Repeat the lines exactly from the line that contains "Clone this chart in Plotly." through the line that contains "W, H = 1184, 621"; leave images out and add nothing.

[Source code of charts]
◆ ◆ ◆ ◆ ◆ ◆ ◆

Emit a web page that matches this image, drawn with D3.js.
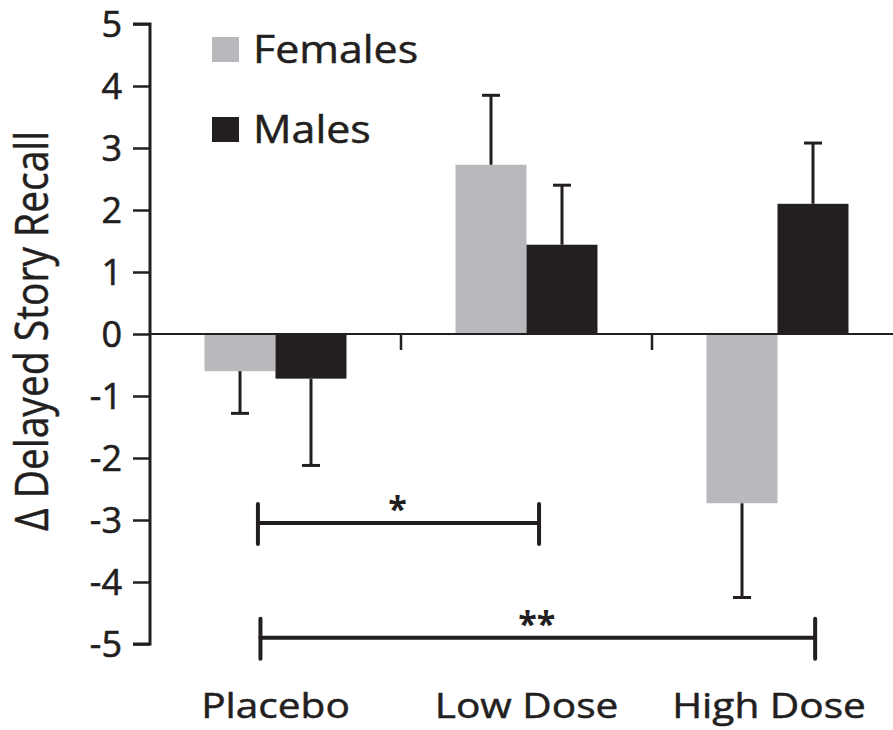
<!DOCTYPE html>
<html>
<head>
<meta charset="utf-8">
<script src="https://cdn.jsdelivr.net/npm/d3@7"></script>
<style>
  body { margin: 0; background: #fff; }
  text { font-family: "Open Sans", sans-serif; fill: #231f20; }
</style>
</head>
<body>
<div id="chart"></div>
<script>
// data
const groups = ["Placebo", "Low Dose", "High Dose"];
const sexes = ["Females", "Males"];
const femaleMean = [-0.6, 2.73, -2.73];
const femaleErr = [-1.28, 3.85, -4.25];
const maleMean = [-0.72, 1.44, 2.1];
const maleErr = [-2.12, 2.4, 3.08];
const yTicks = [5, 4, 3, 2, 1, 0, -1, -2, -3, -4, -5];
// significance brackets: from group index (+offset) to group index (+offset), at y value
const sigFrom = [-0.07, -0.06];
const sigTo = [1.05, 2.15];
const sigY = [-3.05, -4.9];
const sigLabel = ["*", "**"];

const Width = 893, Height = 730;
const colors = { Females: "#b9b9bd", Males: "#231f20" };
const ink = "#231f20";
const stretch = 1.16; // the source figure is a bit wider than its fonts

const svg = d3.select("#chart").append("svg")
    .attr("width", Width).attr("height", Height);

// scales
const axisX = 150;
const x0 = d3.scaleBand().domain(groups).range([axisX, 903]).paddingInner(0).paddingOuter(0);
const x1 = d3.scaleBand().domain(sexes).range([0, x0.bandwidth()]).paddingInner(0).paddingOuter(0.768);
const y = d3.scaleLinear().domain([-5, 5]).range([644, 24]);
// position of a group centre given a fractional index
const gx = i => x0(groups[0]) + x0.bandwidth() * (i + 0.5);

// y axis
const gy = svg.append("g").attr("transform", "translate(" + axisX + ",0)")
    .call(d3.axisLeft(y).tickValues(yTicks).tickSize(17).tickPadding(11).tickFormat(d => String(d)));
gy.select(".domain").attr("stroke", ink).attr("stroke-width", 3).attr("d", "M-17," + y(5) + "H0V" + y(-5) + "H-17");
gy.selectAll(".tick line").attr("stroke", ink).attr("stroke-width", 2.5);
gy.selectAll(".tick text").attr("font-size", 36).attr("font-family", "Open Sans, sans-serif")
    .attr("fill", ink).attr("stroke", ink).attr("stroke-width", 0.6).attr("dy", "0.36em");

// y title
svg.append("text")
    .attr("transform", "translate(48,331) rotate(-90) scale(1," + stretch + ")")
    .attr("text-anchor", "middle")
    .attr("font-size", 39)
    .attr("stroke", ink).attr("stroke-width", 0.4)
    .text("Δ Delayed Story Recall");

// bars
const rows = [];
groups.forEach((g, i) => {
    rows.push({ g: g, s: "Females", v: femaleMean[i], e: femaleErr[i] });
    rows.push({ g: g, s: "Males", v: maleMean[i], e: maleErr[i] });
});

svg.selectAll(".bar").data(rows).enter().append("rect")
    .attr("class", "bar")
    .attr("x", d => x0(d.g) + x1(d.s))
    .attr("width", x1.bandwidth())
    .attr("y", d => y(Math.max(0, d.v)))
    .attr("height", d => Math.abs(y(d.v) - y(0)))
    .attr("fill", d => colors[d.s]);

// error bars (one-sided)
const capW = 18;
const eb = svg.selectAll(".err").data(rows).enter().append("g").attr("class", "err")
    .attr("stroke", ink).attr("stroke-width", 3);
eb.append("line")
    .attr("x1", d => x0(d.g) + x1(d.s) + x1.bandwidth() / 2)
    .attr("x2", d => x0(d.g) + x1(d.s) + x1.bandwidth() / 2)
    .attr("y1", d => y(d.v))
    .attr("y2", d => y(d.e));
eb.append("line")
    .attr("x1", d => x0(d.g) + x1(d.s) + x1.bandwidth() / 2 - capW / 2)
    .attr("x2", d => x0(d.g) + x1(d.s) + x1.bandwidth() / 2 + capW / 2)
    .attr("y1", d => y(d.e))
    .attr("y2", d => y(d.e));

// zero line and group separators
svg.append("line")
    .attr("x1", axisX).attr("x2", Width)
    .attr("y1", y(0)).attr("y2", y(0))
    .attr("stroke", ink).attr("stroke-width", 2);
svg.selectAll(".sep").data(groups.slice(1)).enter().append("line")
    .attr("x1", d => x0(d)).attr("x2", d => x0(d))
    .attr("y1", y(0)).attr("y2", y(0) + 16)
    .attr("stroke", ink).attr("stroke-width", 2.5);

// x labels (last one kept inside the frame)
svg.selectAll(".xlab").data(groups).enter().append("text")
    .attr("transform", (d, i) => {
        const cx = i === groups.length - 1 ? 769 : x0(d) + x0.bandwidth() / 2;
        return "translate(" + cx + ",718) scale(" + stretch + ",1)";
    })
    .attr("text-anchor", "middle")
    .attr("font-size", 35)
    .attr("stroke", ink).attr("stroke-width", 0.5)
    .text(d => d);

// significance brackets
sigY.forEach((v, i) => {
    const g = svg.append("g").attr("stroke", ink).attr("stroke-width", 4).attr("stroke-linecap", "round");
    const xa = gx(sigFrom[i]), xb = gx(sigTo[i]);
    g.append("line").attr("x1", xa).attr("x2", xb).attr("y1", y(v)).attr("y2", y(v));
    g.append("line").attr("x1", xa).attr("x2", xa).attr("y1", y(v) - 19).attr("y2", y(v) + 21);
    g.append("line").attr("x1", xb).attr("x2", xb).attr("y1", y(v) - 19).attr("y2", y(v) + 21);
    svg.append("text")
        .attr("x", (xa + xb) / 2 - 1)
        .attr("y", y(v) - 2)
        .attr("text-anchor", "middle")
        .attr("font-size", 34)
        .attr("font-weight", "bold")
        .text(sigLabel[i]);
});

// legend
const leg = svg.selectAll(".leg").data(sexes).enter().append("g")
    .attr("transform", (d, i) => "translate(212," + (37 + i * 80) + ")");
leg.append("rect").attr("width", 27).attr("height", 25).attr("fill", d => colors[d]);
leg.append("text")
    .attr("transform", "translate(41,26) scale(1.1,1)")
    .attr("font-size", 39)
    .attr("stroke", ink).attr("stroke-width", 0.5)
    .text(d => d);
</script>
</body>
</html>
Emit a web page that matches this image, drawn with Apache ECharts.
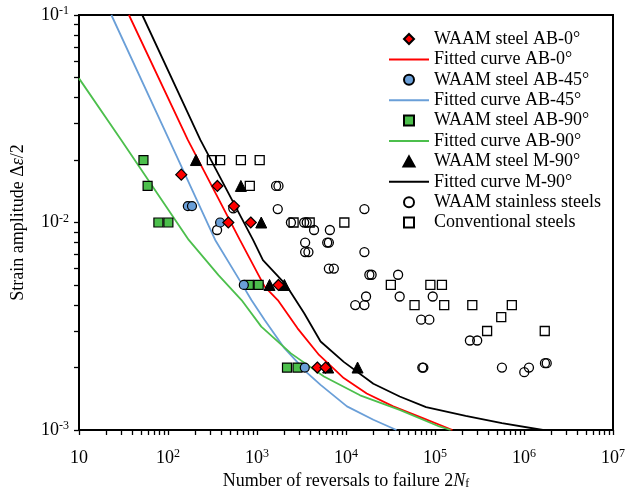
<!DOCTYPE html>
<html>
<head>
<meta charset="utf-8">
<script src="https://cdn.jsdelivr.net/npm/echarts@6/dist/echarts.min.js"></script>
<style>
html,body{margin:0;padding:0;background:#fff;}
#chart{width:628px;height:496px;}
</style>
</head>
<body>
<div id="chart"></div>
<script>
// ---- data (x = number of reversals 2Nf, y = strain amplitude) ----
const ab0Points = [[141,0.017],[359,0.015],[551,0.012],[476,0.01],[851,0.01],[1742,0.005],[4760,0.002],[5890,0.002]];
const ab45Points = [[167,0.012],[186,0.012],[385,0.01],[711,0.005],[3442,0.002]];
const ab90Points = [[53,0.02],[59,0.015],[78,0.01],[101,0.01],[809,0.005],[1044,0.005],[2173,0.002],[2855,0.002]];
const m90Points = [[206,0.02],[659,0.015],[1116,0.01],[1384,0.005],[2031,0.005],[6310,0.002],[13490,0.002]];
const stainlessPoints = [[356,0.0092],[541,0.0117],[1638,0.015],[1743,0.015],[1711,0.0116],[2405,0.01],[3388,0.01],[3620,0.01],
  [4375,0.0092],[6590,0.0092],[3475,0.008],[6150,0.008],[6420,0.008],[3475,0.0072],[3784,0.0072],[16100,0.0072],[16100,0.0116],
  [6420,0.006],[7300,0.006],[18300,0.0056],[19400,0.0056],[38500,0.0056],[16800,0.0044],[40100,0.0044],[94300,0.0044],
  [12700,0.004],[16100,0.004],[69900,0.0034],[86400,0.0034],[246700,0.0027],[298000,0.0027],[72000,0.002],[74000,0.002],
  [565000,0.002],[1007000,0.0019],[1137000,0.002],[1720000,0.0021],[1800000,0.0021]];
const conventionalPoints = [[311,0.02],[385,0.02],[659,0.02],[1072,0.02],[830,0.015],[2577,0.01],[3909,0.01],[9580,0.01],
  [31900,0.005],[88700,0.005],[119600,0.005],[58900,0.004],[126900,0.004],[262400,0.004],[729800,0.004],[555000,0.0035],
  [385000,0.003],[1711000,0.003]];

const fitAB0 = [[36.4,0.1],[167,0.025],[642,0.00824],[1219,0.00491],[1711,0.00423],[2855,0.00309],[4980,0.0023],[9430,0.00178],
  [17100,0.0015],[33900,0.0013],[73000,0.00114],[157000,0.001]];
const fitAB45 = [[23.1,0.1],[103,0.025],[339,0.00824],[670,0.00509],[865,0.00423],[1219,0.00339],[2032,0.00248],[3690,0.00188],
  [5180,0.00165],[10250,0.0013],[20300,0.00112],[36900,0.001]];
const fitAB90 = [[10,0.0495],[29.8,0.025],[171,0.00824],[369,0.00558],[670,0.00423],[1117,0.00315],[2405,0.00234],[5650,0.00181],
  [14400,0.00147],[40100,0.00125],[111700,0.00104],[150000,0.001]];
const fitM90 = [[51.4,0.1],[231,0.025],[903,0.00824],[1166,0.00659],[2120,0.005],[3390,0.00365],[5180,0.00267],[9430,0.00213],
  [20300,0.00167],[40100,0.00145],[79400,0.00129],[221000,0.00117],[565000,0.00108],[1630000,0.001]];

const xMajor = [10,100,1000,10000,100000,1000000,10000000];
const yMajor = [0.001,0.01,0.1];
const minorMult = [2,3,4,5,6,7,8,9];

const names = ['WAAM steel AB-0°','Fitted curve AB-0°','WAAM steel AB-45°','Fitted curve AB-45°',
  'WAAM steel AB-90°','Fitted curve AB-90°','WAAM steel M-90°','Fitted curve M-90°','WAAM stainless steels','Conventional steels'];

// ---- build tick lists ----
function ticksFor(major){
  const out = [];
  for (let i=0;i<major.length;i++){
    out.push(major[i]);
    if (i<major.length-1) minorMult.forEach(m=>out.push(+(major[i]*m).toPrecision(6)));
  }
  return out;
}
const xTicks = ticksFor(xMajor);
const yTicks = ticksFor(yMajor);

const FONT = '"Liberation Serif","Times New Roman",serif';
const RED='#ff0000', BLUE='#6a9fd8', GREEN='#4cbf4c', BLACK='#000000';
const LINE_ICON = 'path://M0,0L40,0L40,2L0,2Z';
const DIAMOND_ICON = 'path://M5,0L10,5L5,10L0,5Z';
const SQUARE_ICON = 'path://M0,0L9,0L9,9L0,9Z';
const TRI_ICON = 'path://M5,0L10,9L0,9Z';
const legendIcons = [DIAMOND_ICON,LINE_ICON,'circle',LINE_ICON,SQUARE_ICON,LINE_ICON,TRI_ICON,LINE_ICON,'circle',SQUARE_ICON];

function expLabel(v){
  const e = Math.round(Math.log10(v));
  if (e===1) return '{b|10}';
  return '{b|10}{s|' + (e<0?'-':'') + Math.abs(e) + '}';
}
const richLbl = {
  b:{fontSize:18,fontFamily:FONT,color:'#000',lineHeight:20},
  s:{fontSize:12,fontFamily:FONT,color:'#000',verticalAlign:'top',lineHeight:12}
};

const chart = echarts.init(document.getElementById('chart'));
const option = {
  animation:false,
  backgroundColor:'#fff',
  grid:{left:79,right:9,top:15,bottom:66,show:true,borderColor:'#000',borderWidth:2,backgroundColor:'transparent'},
  legend:{
    orient:'vertical',left:384,top:25,itemWidth:40,itemHeight:10,itemGap:2.4,
    symbolKeepAspect:true,
    textStyle:{fontSize:18,fontFamily:FONT,color:'#000'},
    data:names.map((n,i)=>({name:n,icon:legendIcons[i]}))
  },
  xAxis:{
    type:'log',min:10,max:10000000,logBase:10,
    axisLine:{show:true,onZero:false,lineStyle:{color:'#000',width:2}},
    axisTick:{show:true,inside:false,length:5,customValues:xTicks,lineStyle:{color:'#000',width:1.3}},
    axisLabel:{customValues:xMajor,margin:18,formatter:expLabel,rich:richLbl},
    splitLine:{show:false},
    name:'{n|Number of reversals to failure 2}{i|N}{f|f}',
    nameLocation:'middle',nameGap:42,
    nameTextStyle:{rich:{
      n:{fontSize:18,fontFamily:FONT,color:'#000'},
      i:{fontSize:18,fontFamily:FONT,color:'#000',fontStyle:'italic'},
      f:{fontSize:12,fontFamily:FONT,color:'#000',verticalAlign:'bottom',padding:[6,0,0,0]}
    }}
  },
  yAxis:{
    type:'log',min:0.001,max:0.1,logBase:10,
    axisLine:{show:true,onZero:false,lineStyle:{color:'#000',width:2}},
    axisTick:{show:true,inside:false,length:5,customValues:yTicks,lineStyle:{color:'#000',width:1.3}},
    axisLabel:{customValues:yMajor,margin:10,formatter:expLabel,rich:richLbl},
    splitLine:{show:false},
    name:'{n|Strain amplitude Δ}{i|ε}{n|/2}',
    nameLocation:'middle',nameGap:52,nameRotate:90,
    nameTextStyle:{rich:{
      n:{fontSize:18,fontFamily:FONT,color:'#000'},
      i:{fontSize:18,fontFamily:FONT,color:'#000',fontStyle:'italic'}
    }}
  },
  series:[
    {name:names[1],type:'line',data:fitAB0,symbol:'none',lineStyle:{color:RED,width:1.8},itemStyle:{color:RED},z:2},
    {name:names[3],type:'line',data:fitAB45,symbol:'none',lineStyle:{color:BLUE,width:1.8},itemStyle:{color:BLUE},z:2},
    {name:names[5],type:'line',data:fitAB90,symbol:'none',lineStyle:{color:GREEN,width:1.8},itemStyle:{color:GREEN},z:2},
    {name:names[7],type:'line',data:fitM90,symbol:'none',lineStyle:{color:BLACK,width:1.8},itemStyle:{color:BLACK},z:2},
    {name:names[8],type:'scatter',data:stainlessPoints,symbol:'circle',symbolSize:9,
      itemStyle:{color:'rgba(255,255,255,0)',borderColor:'#000',borderWidth:1.3,opacity:1},z:3},
    {name:names[9],type:'scatter',data:conventionalPoints,symbol:'rect',symbolSize:9,
      itemStyle:{color:'rgba(255,255,255,0)',borderColor:'#000',borderWidth:1.3,opacity:1},z:3},
    {name:names[4],type:'scatter',data:ab90Points,symbol:'rect',symbolSize:9,
      itemStyle:{color:GREEN,borderColor:'#000',borderWidth:1.2,opacity:1},z:4},
    {name:names[2],type:'scatter',data:ab45Points,symbol:'circle',symbolSize:9,
      itemStyle:{color:BLUE,borderColor:'#000',borderWidth:1.2,opacity:1},z:4},
    {name:names[6],type:'scatter',data:m90Points,symbol:'triangle',symbolSize:11,
      itemStyle:{color:'#000',borderColor:'#000',borderWidth:1,opacity:1},z:4},
    {name:names[0],type:'scatter',data:ab0Points,symbol:'diamond',symbolSize:11,
      itemStyle:{color:RED,borderColor:'#000',borderWidth:1.2,opacity:1},z:5}
  ]
};
chart.setOption(option);
</script>
</body>
</html>
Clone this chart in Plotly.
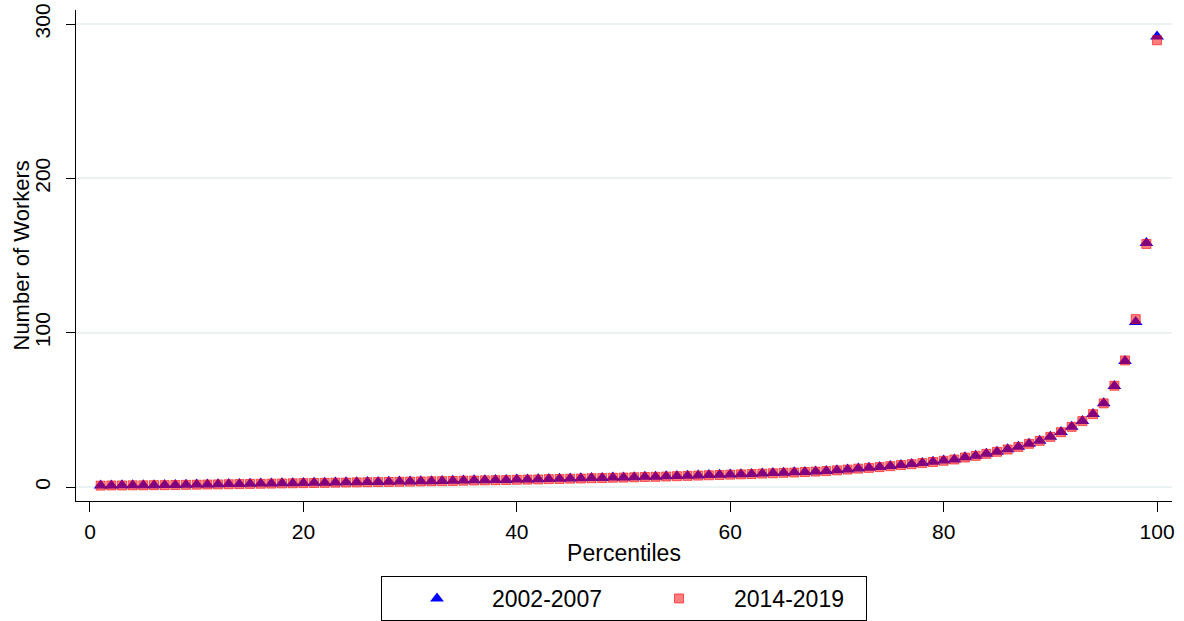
import plotly.graph_objects as go

# Percentile ranks of the firm-size distribution
percentiles = list(range(1, 101))

# Average number of workers at each percentile, 2002-2007
workers_2002_2007 = [
    1.0, 1.0, 1.1, 1.1, 1.2, 1.2, 1.3, 1.3, 1.5, 1.6,
    1.7, 1.8, 1.9, 2.0, 2.1, 2.2, 2.3, 2.4, 2.5, 2.6,
    2.7, 2.8, 2.9, 3.0, 3.1, 3.2, 3.3, 3.4, 3.5, 3.6,
    3.7, 3.8, 3.9, 4.0, 4.2, 4.3, 4.4, 4.5, 4.6, 4.8,
    4.9, 5.0, 5.2, 5.3, 5.5, 5.6, 5.8, 5.9, 6.1, 6.2,
    6.4, 6.6, 6.7, 6.9, 7.1, 7.3, 7.5, 7.7, 7.9, 8.1,
    8.3, 8.5, 8.8, 9.0, 9.3, 9.5, 9.8, 10.1, 10.4, 10.9,
    11.4, 12.0, 12.5, 13.0, 13.6, 14.3, 14.9, 15.6, 16.3, 17.1,
    17.9, 19.2, 20.3, 21.6, 22.9, 24.4, 26.1, 28.1, 30.0, 32.6,
    35.6, 39.1, 42.8, 47.3, 54.2, 65.5, 81.7, 107.0, 158.1, 292.0,
]

# Average number of workers at each percentile, 2014-2019
workers_2014_2019 = [
    0.9, 1.0, 1.0, 1.1, 1.1, 1.2, 1.2, 1.3, 1.4, 1.5,
    1.6, 1.7, 1.8, 1.9, 2.0, 2.1, 2.2, 2.3, 2.4, 2.5,
    2.6, 2.7, 2.8, 2.9, 3.0, 3.1, 3.2, 3.3, 3.4, 3.5,
    3.6, 3.7, 3.8, 3.9, 4.1, 4.2, 4.3, 4.4, 4.5, 4.7,
    4.8, 4.9, 5.1, 5.2, 5.4, 5.5, 5.7, 5.8, 6.0, 6.1,
    6.3, 6.5, 6.6, 6.8, 7.0, 7.2, 7.4, 7.6, 7.8, 8.0,
    8.2, 8.4, 8.7, 8.9, 9.2, 9.4, 9.7, 10.0, 10.3, 10.8,
    11.3, 11.9, 12.4, 12.9, 13.5, 14.2, 14.8, 15.5, 16.2, 17.0,
    17.8, 19.1, 20.2, 21.5, 22.8, 24.3, 26.0, 28.0, 29.9, 32.5,
    35.5, 39.0, 42.7, 47.2, 54.2, 65.6, 82.0, 108.8, 157.5, 289.5,
]

y_ticks = [0, 100, 200, 300]
x_ticks = [0, 20, 40, 60, 80, 100]

FONT = "Liberation Sans, Arial, sans-serif"
W, H = 1184, 621

fig = go.Figure()
fig.add_trace(go.Scatter(
    x=percentiles, y=workers_2002_2007, mode="markers", name="2002-2007",
    marker=dict(symbol="triangle-up", size=12, color="#0000ff", line=dict(width=0)),
))
fig.add_trace(go.Scatter(
    x=percentiles, y=workers_2014_2019, mode="markers", name="2014-2019",
    marker=dict(symbol="square", size=9, color="rgba(255,0,0,0.5)",
                line=dict(width=1, color="rgba(255,0,0,0.6)")),
))

fig.update_layout(
    width=W, height=H,
    margin=dict(l=76, r=12, t=10, b=120),
    paper_bgcolor="white", plot_bgcolor="white",
    font=dict(family=FONT, color="black", size=20),
    showlegend=True,
    legend=dict(
        orientation="h", xref="container", x=381 / W, xanchor="left",
        yref="container", y=0.0, yanchor="bottom",
        bordercolor="black", borderwidth=1, bgcolor="white",
        font=dict(size=23, family=FONT), itemwidth=100, entrywidth=127,
    ),
)

# vertical axis title placed beside the rotated tick labels
fig.add_annotation(
    text="Number of Workers", textangle=-90, showarrow=False,
    xref="paper", x=(21 - 76) / (W - 76 - 12), xanchor="center",
    yref="paper", y=0.5, yanchor="middle",
    font=dict(size=22, family=FONT, color="black"),
)

fig.update_xaxes(
    range=[-1.31, 101.4], tickvals=x_ticks, ticks="outside", ticklen=10,
    tickwidth=1.3, tickcolor="black", showline=True, linecolor="black",
    linewidth=1.3, showgrid=False, zeroline=False, automargin=False,
    tickfont=dict(size=21), ticklabelstandoff=2,
    title=dict(text="Percentiles", font=dict(size=23), standoff=2),
)
fig.update_yaxes(
    range=[-9.07, 309.1], tickvals=y_ticks, ticks="outside", ticklen=9,
    tickwidth=1.3, tickcolor="black", showline=True, linecolor="black",
    linewidth=1.3, showgrid=True, gridcolor="#eaf2f3", gridwidth=1.5,
    zeroline=False, tickangle=-90, tickfont=dict(size=21), automargin=False,
    ticklabelstandoff=7,
)

fig.write_html("out.html")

◆ ◆ ◆ ◆ ◆ ◆ ◆

> TASK SOLUTION
Clone this chart in Plotly.
import plotly.graph_objects as go

# Percentile ranks of the firm-size distribution
percentiles = list(range(1, 101))

# Average number of workers at each percentile, 2002-2007
workers_2002_2007 = [
    1.0, 1.0, 1.1, 1.1, 1.2, 1.2, 1.3, 1.3, 1.5, 1.6,
    1.7, 1.8, 1.9, 2.0, 2.1, 2.2, 2.3, 2.4, 2.5, 2.6,
    2.7, 2.8, 2.9, 3.0, 3.1, 3.2, 3.3, 3.4, 3.5, 3.6,
    3.7, 3.8, 3.9, 4.0, 4.2, 4.3, 4.4, 4.5, 4.6, 4.8,
    4.9, 5.0, 5.2, 5.3, 5.5, 5.6, 5.8, 5.9, 6.1, 6.2,
    6.4, 6.6, 6.7, 6.9, 7.1, 7.3, 7.5, 7.7, 7.9, 8.1,
    8.3, 8.5, 8.8, 9.0, 9.3, 9.5, 9.8, 10.1, 10.4, 10.9,
    11.4, 12.0, 12.5, 13.0, 13.6, 14.3, 14.9, 15.6, 16.3, 17.1,
    17.9, 19.2, 20.3, 21.6, 22.9, 24.4, 26.1, 28.1, 30.0, 32.6,
    35.6, 39.1, 42.8, 47.3, 54.2, 65.5, 81.7, 107.0, 158.1, 292.0,
]

# Average number of workers at each percentile, 2014-2019
workers_2014_2019 = [
    0.9, 1.0, 1.0, 1.1, 1.1, 1.2, 1.2, 1.3, 1.4, 1.5,
    1.6, 1.7, 1.8, 1.9, 2.0, 2.1, 2.2, 2.3, 2.4, 2.5,
    2.6, 2.7, 2.8, 2.9, 3.0, 3.1, 3.2, 3.3, 3.4, 3.5,
    3.6, 3.7, 3.8, 3.9, 4.1, 4.2, 4.3, 4.4, 4.5, 4.7,
    4.8, 4.9, 5.1, 5.2, 5.4, 5.5, 5.7, 5.8, 6.0, 6.1,
    6.3, 6.5, 6.6, 6.8, 7.0, 7.2, 7.4, 7.6, 7.8, 8.0,
    8.2, 8.4, 8.7, 8.9, 9.2, 9.4, 9.7, 10.0, 10.3, 10.8,
    11.3, 11.9, 12.4, 12.9, 13.5, 14.2, 14.8, 15.5, 16.2, 17.0,
    17.8, 19.1, 20.2, 21.5, 22.8, 24.3, 26.0, 28.0, 29.9, 32.5,
    35.5, 39.0, 42.7, 47.2, 54.2, 65.6, 82.0, 108.8, 157.5, 289.5,
]

y_ticks = [0, 100, 200, 300]
x_ticks = [0, 20, 40, 60, 80, 100]

FONT = "Liberation Sans, Arial, sans-serif"
W, H = 1184, 621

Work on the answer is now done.